To catalyse sustainable agripreneurship ecosystems by convening stakeholders, piloting regenerative production and processing models, and enabling youth and women to participate meaningfully in value-added food systems.

Viability always

Good intentions do not sustain farming systems. Every Shiriki programme is designed to be financially viable for farmers, for partners, and for the organisation itself.

ABOUT SHIRIKI

Shiriki is an African social enterprise repositioning indigenous African food crops at the centre of climate-resilient agriculture and inclusive food value chains.

Operating from a farm in the Muldersdrift and Krugersdorp area of Gauteng, Shiriki works at the intersection of food systems, ecological restoration, and smallholder economic development. Through seed systems, cultivation, processing, market development, and knowledge-sharing, the organisation is building the infrastructure required to make indigenous crop production viable at commercial scale.

The name Shiriki is drawn from the Swahili word for collaboration with purpose. It reflects the organisation’s founding belief that Africa’s food system challenges can only be addressed through coordinated action between farmers, researchers, institutions, businesses, and communities.

THE CONTEXT

Africa has lost more than 90% of its cultivated crop varieties over the past century. This decline was driven not by climate limitations, but by policy and investment decisions that shifted attention away from indigenous food systems and toward a narrow range of non-native commodity crops.

The consequences remain visible today: food insecurity, declining dietary diversity, soil degradation, and the near-complete exclusion of indigenous crops from formal markets and agricultural support systems.
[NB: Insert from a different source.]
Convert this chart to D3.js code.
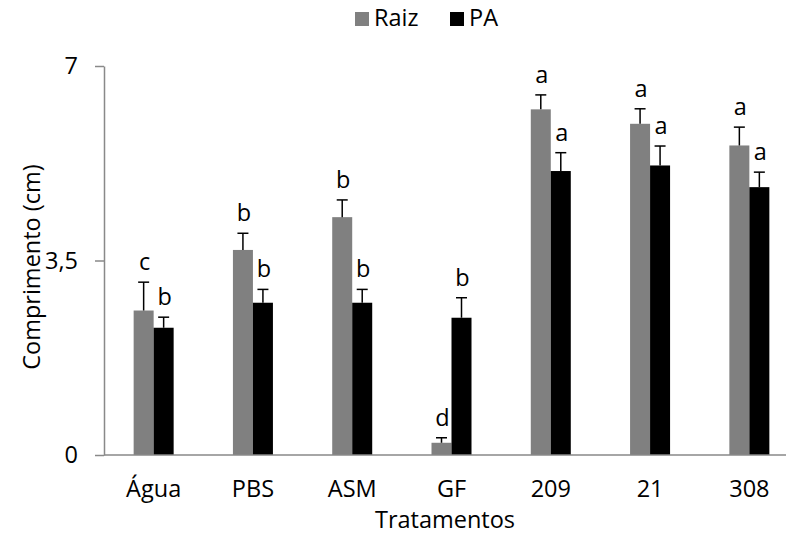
<!DOCTYPE html>
<html>
  <head>
    <meta http-equiv="Content-Type" content="text/html;charset=utf-8"/>
    <title>Comprimento</title>
    <script src="https://cdn.jsdelivr.net/npm/d3@7"></script>
    <style>
      body { margin: 0; background: #fff; }
      text { font-family: "Open Sans", sans-serif; fill: #000; }
    </style>
  </head>
  <body>
    <svg id="target"></svg>
  </body>
  <script>
    var categories = [ "Água", "PBS", "ASM", "GF", "209", "21", "308" ];
    var raiz = [ 2.60, 3.69, 4.28, 0.22, 6.22, 5.96, 5.57 ];
    var raizErr = [ 0.51, 0.30, 0.31, 0.09, 0.26, 0.27, 0.33 ];
    var raizLetters = [ "c", "b", "b", "d", "a", "a", "a" ];
    var pa = [ 2.29, 2.74, 2.74, 2.47, 5.11, 5.21, 4.82 ];
    var paErr = [ 0.19, 0.24, 0.24, 0.36, 0.33, 0.35, 0.27 ];
    var paLetters = [ "b", "b", "b", "b", "a", "a", "a" ];
    var yTicks = [ 0, 3.5, 7 ];

    var width = 786;
    var height = 539;
    var fontSize = 23.5;
    var axisColor = "#898989";
    var svg = d3.select( "#target" ).attr( "width", width ).attr( "height", height );

    var series = [
      { key: "Raiz", color: "#808080", values: raiz, err: raizErr, letters: raizLetters },
      { key: "PA", color: "#000000", values: pa, err: paErr, letters: paLetters }
    ];

    var xScale = d3.scaleBand().domain( categories ).range( [ 104, 799 ] );
    var xSub = d3.scaleBand().domain( series.map( s => s.key ) ).range( [ 0, 40 ] );
    var yScale = d3.scaleLinear().domain( [ 0, 7 ] ).range( [ 455, 66 ] );

    // bars, error bars and letters
    series.forEach( function( s ) {
      var rows = categories.map( ( c, i ) => ( { cat: c, v: s.values[i], e: s.err[i], l: s.letters[i] } ) );
      var left = d => xScale( d.cat ) + xScale.bandwidth() / 2 - 20 + xSub( s.key );
      var mid = d => left( d ) + xSub.bandwidth() / 2;
      var g = svg.append( "g" );

      g.selectAll( "rect" ).data( rows )
        .enter().append( "rect" )
          .attr( "x", left )
          .attr( "y", d => yScale( d.v ) )
          .attr( "width", xSub.bandwidth() )
          .attr( "height", d => yScale( 0 ) - yScale( d.v ) )
          .attr( "fill", s.color );

      g.selectAll( "line.err" ).data( rows )
        .enter().append( "line" )
          .attr( "class", "err" )
          .attr( "x1", mid ).attr( "x2", mid )
          .attr( "y1", d => yScale( d.v ) )
          .attr( "y2", d => yScale( d.v + d.e ) )
          .attr( "stroke", "#000" ).attr( "stroke-width", 1.5 );

      g.selectAll( "line.cap" ).data( rows )
        .enter().append( "line" )
          .attr( "class", "cap" )
          .attr( "x1", d => mid( d ) - 5.5 ).attr( "x2", d => mid( d ) + 5.5 )
          .attr( "y1", d => yScale( d.v + d.e ) )
          .attr( "y2", d => yScale( d.v + d.e ) )
          .attr( "stroke", "#000" ).attr( "stroke-width", 1.5 );

      g.selectAll( "text" ).data( rows )
        .enter().append( "text" )
          .attr( "x", d => mid( d ) + 1 )
          .attr( "y", d => yScale( d.v + d.e ) - 12 )
          .attr( "text-anchor", "middle" )
          .attr( "font-size", fontSize )
          .text( d => d.l );
    } );

    // axes
    var axisX = d3.axisBottom( xScale ).tickSize( 0 ).tickPadding( 25 );
    var gx = svg.append( "g" )
      .attr( "transform", "translate(0," + yScale( 0 ) + ")" )
      .call( axisX );
    gx.select( ".domain" ).attr( "d", "M104,0H786" );

    var axisY = d3.axisLeft( yScale ).tickValues( yTicks ).tickSize( 9 ).tickSizeOuter( 0 ).tickPadding( 17 )
      .tickFormat( d => String( d ).replace( ".", "," ) );
    var gy = svg.append( "g" )
      .attr( "transform", "translate(104,0)" )
      .call( axisY );

    svg.selectAll( ".domain, .tick line" ).attr( "stroke", axisColor ).attr( "stroke-width", 1.5 );
    svg.selectAll( ".tick text" ).attr( "font-size", fontSize ).attr( "font-family", "Open Sans, sans-serif" ).attr( "fill", "#000" );

    // titles
    svg.append( "text" )
      .attr( "x", 445 ).attr( "y", 528 )
      .attr( "text-anchor", "middle" )
      .attr( "font-size", fontSize )
      .text( "Tratamentos" );

    svg.append( "text" )
      .attr( "transform", "translate(40,267) rotate(-90)" )
      .attr( "text-anchor", "middle" )
      .attr( "font-size", fontSize )
      .text( "Comprimento (cm)" );

    // legend
    var legendX = [ 355, 450 ];
    var legend = svg.selectAll( "g.legend" ).data( series )
      .enter().append( "g" )
        .attr( "class", "legend" )
        .attr( "transform", ( d, i ) => "translate(" + legendX[i] + ",12)" );
    legend.append( "rect" ).attr( "width", 14 ).attr( "height", 14 ).attr( "fill", d => d.color );
    legend.append( "text" ).attr( "x", 19 ).attr( "y", 14 ).attr( "font-size", fontSize ).text( d => d.key );
  </script>
</html>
Yet many indigenous African crops remain exceptionally well suited to contemporary challenges. They are often more drought-tolerant, nutritionally dense, ecologically restorative, and culturally significant than the crops that replaced them.

The challenge is not the crops themselves. The challenge is the absence of the systems that support them — reliable seed supply, processing infrastructure, technical support, market access, and consumer awareness.

WHAT SHIRIKI DOES

Shiriki addresses these barriers by developing practical, commercially viable solutions across the indigenous food value chain. The organisation works to strengthen seed systems, support cultivation, develop processing capacity, create market opportunities, and reconnect consumers with nutrient-rich African crops.

By rebuilding the infrastructure surrounding indigenous foods, Shiriki aims to contribute to a more resilient agricultural future — one that supports livelihoods, restores ecosystems, and strengthens food security across African communities.